The market value of your stake in Chinese internet company Tencent alone exceeds the market cap of Naspers by some margin, which implies that the market remains sceptical about the value of the long list of other assets you own. By when do you expect the bulk of your development assets to mature into meaningful cash contributors?
Our focus remains on delivering long-term value, sustainable profits and return on invested capital as opposed to reacting to short-term market movements. Since they’ll become difficult to ignore, we expect sustained good results and increased contributions from our fast-growing ecommerce operations to rectify the discount over time.
Your video entertainment (pay television) business has been a major source of cash flow for the group but is currently facing macro-economic pressures, while the strong-performing Tencent pays a relatively small dividend. How do you expect to manage your cash flow where many of your businesses still require further investment and you probably come across many new potential opportunities on a regular basis?
Our business plan is fully funded, and we have an undrawn revolving credit facility of US$2.5 billion to fund future acquisitions. Our South African video entertainment business has shown strong results to date.
Would you at some stage consider reducing your stake in Tencent to provide funding for other potential new ventures? What would be the practical implications of such a reduction in shareholding?
While there are no limitations preventing us from doing so, we see Tencent as an appreciating asset – we have no plans to sell or unbundle our stake in the company.
Your online classifieds portfolio seems to be positioned to become the next meaningful profit contributor for the group. What is your strategy with regards to monetising the significant user base of this business, and do you foresee any risk that players like Facebook or Google may change the shape of the industry before you have the opportunity to generate profits from these businesses?
Our classifieds business is progressing very well and we believe there’s an exciting road ahead.
We currently operate across 40 countries, of which we monetise 10 – Russia, the United Arab Emirates, Portugal, Poland, Bosnia, Bulgaria, Romania, Ukraine, Brazil and Ecuador – with seven already profitable and cash generative.
We also lead in another 24 countries where we’re not monetising meaningfully as yet, mainly as a result of the markets not yet having reached a certain level of maturity. These markets will take time to develop.
The classifieds business model is typically a ‘winner takes all’ model, and unless we lose focus or fail to keep up with technology and changing consumer needs, we believe we’re well positioned relative to other potential market entrants.

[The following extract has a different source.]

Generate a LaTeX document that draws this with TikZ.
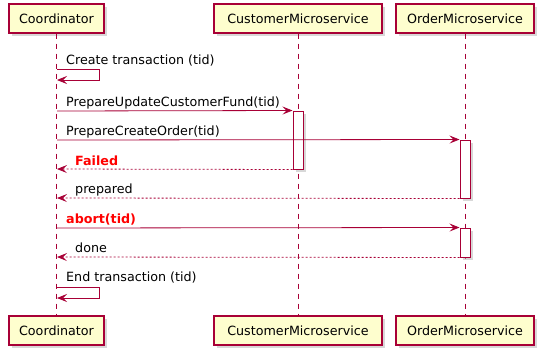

You’ve managed some reputable businesses such as eBay Germany and Schibsted Classified Media. What attracted you to Naspers, and what excites you the most about the group’s future prospects?
Before joining Naspers I’d been a long-time admirer of the group. I had dealings with Naspers as far back as 2009. I specifically admired its boldness and the speed at which things happen in the group. This, together with its willingness and ability to take risks and evolve its business model, sets Naspers apart from any other ecommerce business out there.